» **Task**
Extract only the first line of the listing and every line after it up to and including the one with "const yTicks = [0.0, 0.6, 1.0, 2.0, 3.0, 3.8];". Omit the pictures.
□ □ □ □ □ □ □
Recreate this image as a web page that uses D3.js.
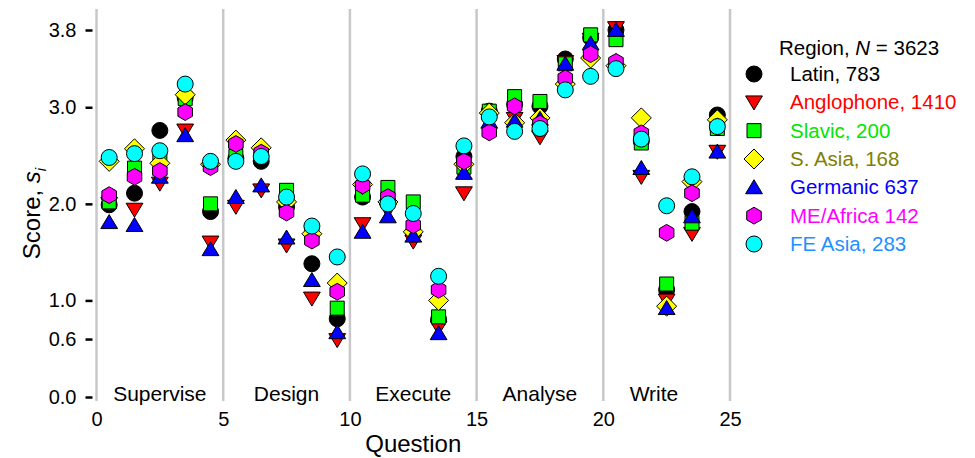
<!DOCTYPE html>
<html>
<head>
<meta charset="utf-8">
<script src="https://cdn.jsdelivr.net/npm/d3@7"></script>
<style>
  body { margin: 0; background: #fff; }
  svg { font-family: Arial, 'Liberation Sans', sans-serif; }
</style>
</head>
<body>
<div id="chart"></div>
<script>
// question index 1..25, plotted at q - 0.5
const questions = d3.range(1, 26);
const groupNames = ['Supervise', 'Design', 'Execute', 'Analyse', 'Write'];
const groupLabelX = [2.5, 7.5, 12.5, 17.5, 22];
const dividers = [0, 5, 10, 15, 20, 25];
const xTicks = [0, 5, 10, 15, 20, 25];
const yTicks = [0.0, 0.6, 1.0, 2.0, 3.0, 3.8];

const latin      = [1.99, 2.11, 2.76, 3.10, 1.92, 2.47, 2.44, 1.97, 1.38, 0.81, 2.07, 2.02, 1.70, 0.80, 2.49, 2.96, 3.03, 3.01, 3.50, 3.72, 3.80, 2.65, 1.11, 1.92, 2.92];
const anglophone = [2.00, 1.94, 2.21, 2.76, 1.60, 1.97, 2.14, 1.57, 1.02, 0.59, 1.79, 1.93, 1.61, 0.72, 2.11, 2.86, 2.88, 2.69, 3.47, 3.70, 3.82, 2.28, 1.00, 1.69, 2.54];
const slavic     = [2.02, 2.37, 2.47, 3.09, 2.00, 2.49, 2.50, 2.14, 1.72, 0.92, 2.09, 2.17, 2.02, 0.83, 2.38, 2.96, 3.11, 3.06, 3.45, 3.75, 3.70, 2.63, 1.17, 1.80, 2.78];
const sAsia      = [2.44, 2.57, 2.42, 3.13, 2.41, 2.66, 2.58, 2.02, 1.69, 1.18, 2.20, 2.02, 1.71, 1.00, 2.41, 2.94, 2.84, 2.89, 3.24, 3.51, 3.43, 2.89, 0.94, 2.23, 2.87];
const germanic   = [1.81, 1.78, 2.28, 2.71, 1.53, 2.07, 2.19, 1.65, 1.21, 0.67, 1.71, 1.87, 1.67, 0.66, 2.32, 2.85, 2.86, 2.88, 3.45, 3.66, 3.80, 2.37, 0.92, 1.87, 2.54];
const meAfrica   = [2.09, 2.28, 2.34, 2.95, 2.38, 2.62, 2.53, 1.91, 1.62, 1.09, 2.19, 2.07, 1.78, 1.11, 2.44, 2.74, 3.01, 2.83, 3.30, 3.55, 3.47, 2.73, 1.70, 2.11, 2.80];
const feAsia     = [2.48, 2.52, 2.55, 3.24, 2.44, 2.44, 2.49, 2.07, 1.77, 1.45, 2.31, 2.00, 1.90, 1.25, 2.60, 2.90, 2.75, 2.78, 3.18, 3.32, 3.40, 2.67, 1.98, 2.28, 2.80];

const regionLabels = ['Latin, 783', 'Anglophone, 1410', 'Slavic, 200', 'S. Asia, 168', 'Germanic 637', 'ME/Africa 142', 'FE Asia, 283'];
const totalN = 3623;

// custom marker shapes, r = half size in px
const shapes = {
  circle: (p, r) => { p.moveTo(r, 0); p.arc(0, 0, r, 0, 2 * Math.PI); },
  square: (p, r) => { p.rect(-r, -r, 2 * r, 2 * r); },
  diamond: (p, r) => { const h = r * 1.25; p.moveTo(0, -h); p.lineTo(h, 0); p.lineTo(0, h); p.lineTo(-h, 0); p.closePath(); },
  triUp: (p, r) => { const w = r * 1.05; p.moveTo(0, -r * 0.95); p.lineTo(w, r * 0.8); p.lineTo(-w, r * 0.8); p.closePath(); },
  triDown: (p, r) => { const w = r * 1.05; p.moveTo(0, r * 0.95); p.lineTo(w, -r * 0.8); p.lineTo(-w, -r * 0.8); p.closePath(); },
  hexagon: (p, r) => {
    const R = r * 1.05;
    for (let k = 0; k < 6; k++) {
      const a = Math.PI / 6 + k * Math.PI / 3;
      const px = R * Math.cos(a), py = R * Math.sin(a);
      if (k === 0) p.moveTo(px, py); else p.lineTo(px, py);
    }
    p.closePath();
  }
};
function markerPath(shape, r) {
  const p = d3.path();
  shapes[shape](p, r);
  return p.toString();
}

const series = [
  { name: regionLabels[0], values: latin,      fill: '#000000', text: '#000000', shape: 'circle',  r: 8 },
  { name: regionLabels[1], values: anglophone, fill: '#ff0000', text: '#ff0000', shape: 'triDown', r: 8 },
  { name: regionLabels[2], values: slavic,     fill: '#00ff00', text: '#00e600', shape: 'square',  r: 7 },
  { name: regionLabels[3], values: sAsia,      fill: '#ffff00', text: '#808000', shape: 'diamond', r: 8 },
  { name: regionLabels[4], values: germanic,   fill: '#0000ff', text: '#0000ff', shape: 'triUp',   r: 8 },
  { name: regionLabels[5], values: meAfrica,   fill: '#ff00ff', text: '#ff00ff', shape: 'hexagon', r: 8 },
  { name: regionLabels[6], values: feAsia,     fill: '#00ffff', text: '#1e90ff', shape: 'circle',  r: 8 }
];

const width = 975, height = 458;
const x = d3.scaleLinear().domain([0, 25]).range([96.5, 730]);
const y = d3.scaleLinear().domain([0, 3.8]).range([397, 30]);

const svg = d3.select('#chart').append('svg')
  .attr('width', width)
  .attr('height', height);

// region dividers
svg.append('g')
  .selectAll('line')
  .data(dividers)
  .enter()
  .append('line')
  .attr('x1', d => x(d))
  .attr('x2', d => x(d))
  .attr('y1', 9)
  .attr('y2', 401)
  .attr('stroke', '#c8c8c8')
  .attr('stroke-width', 2.5);

// y axis: ticks only, no domain line
const yAxis = svg.append('g')
  .attr('transform', `translate(${x(0) - 4},0)`)
  .call(d3.axisLeft(y).tickValues(yTicks).tickFormat(d3.format('.1f')).tickSize(7).tickPadding(9));
yAxis.select('.domain').remove();
yAxis.selectAll('.tick line').attr('stroke', '#000').attr('stroke-width', 2.5);
yAxis.selectAll('.tick text').attr('font-size', 20).attr('fill', '#000').attr('font-family', 'Arial, Liberation Sans, sans-serif');

// x axis: labels only
const xAxis = svg.append('g')
  .attr('transform', `translate(0,${y(0)})`)
  .call(d3.axisBottom(x).tickValues(xTicks).tickFormat(d3.format('d')).tickSize(0).tickPadding(15));
xAxis.select('.domain').remove();
xAxis.selectAll('.tick text').attr('font-size', 20).attr('fill', '#000').attr('dy', '0.71em').attr('font-family', 'Arial, Liberation Sans, sans-serif');

// group labels
svg.append('g')
  .selectAll('text')
  .data(groupNames)
  .enter()
  .append('text')
  .attr('x', (d, i) => x(groupLabelX[i]))
  .attr('y', 401)
  .attr('text-anchor', 'middle')
  .attr('font-size', 21)
  .text(d => d);

// axis titles
svg.append('text')
  .attr('x', x(12.5))
  .attr('y', 452)
  .attr('text-anchor', 'middle')
  .attr('font-size', 24)
  .text('Question');

const yTitle = svg.append('text')
  .attr('transform', `translate(40,${y(1.9)}) rotate(-90)`)
  .attr('text-anchor', 'middle')
  .attr('font-size', 24);
yTitle.append('tspan').text('Score, ');
yTitle.append('tspan').attr('font-style', 'italic').text('s');
yTitle.append('tspan').attr('font-style', 'italic').attr('font-size', 15).attr('dy', 6).text('i');

// points, drawn in series order so later series sit on top
series.forEach(s => {
  svg.append('g')
    .selectAll('path')
    .data(s.values)
    .enter()
    .append('path')
    .attr('transform', (d, i) => `translate(${x(questions[i] - 0.5)},${y(d)})`)
    .attr('d', markerPath(s.shape, s.r))
    .attr('fill', s.fill)
    .attr('stroke', '#000')
    .attr('stroke-width', 1);
});

// legend
const legend = svg.append('g');
const legendTitle = legend.append('text')
  .attr('x', 779)
  .attr('y', 55)
  .attr('font-size', 20.5);
legendTitle.append('tspan').text('Region, ');
legendTitle.append('tspan').attr('font-style', 'italic').text('N');
legendTitle.append('tspan').text(` = ${totalN}`);

const rowY = d3.scaleLinear().domain([0, 6]).range([74, 244]);
series.forEach((s, i) => {
  legend.append('path')
    .attr('transform', `translate(754,${rowY(i)})`)
    .attr('d', markerPath(s.shape, s.r))
    .attr('fill', s.fill)
    .attr('stroke', '#000')
    .attr('stroke-width', 1);
  legend.append('text')
    .attr('x', 790)
    .attr('y', rowY(i) + 7)
    .attr('font-size', 20.5)
    .attr('fill', s.text)
    .text(s.name);
});
</script>
</body>
</html>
□ □ □ □ □ □ □
» **Exercise answer**
Recreate this image as a web page that uses D3.js.
<!DOCTYPE html>
<html>
<head>
<meta charset="utf-8">
<script src="https://cdn.jsdelivr.net/npm/d3@7"></script>
<style>
  body { margin: 0; background: #fff; }
  svg { font-family: Arial, 'Liberation Sans', sans-serif; }
</style>
</head>
<body>
<div id="chart"></div>
<script>
// question index 1..25, plotted at q - 0.5
const questions = d3.range(1, 26);
const groupNames = ['Supervise', 'Design', 'Execute', 'Analyse', 'Write'];
const groupLabelX = [2.5, 7.5, 12.5, 17.5, 22];
const dividers = [0, 5, 10, 15, 20, 25];
const xTicks = [0, 5, 10, 15, 20, 25];
const yTicks = [0.0, 0.6, 1.0, 2.0, 3.0, 3.8];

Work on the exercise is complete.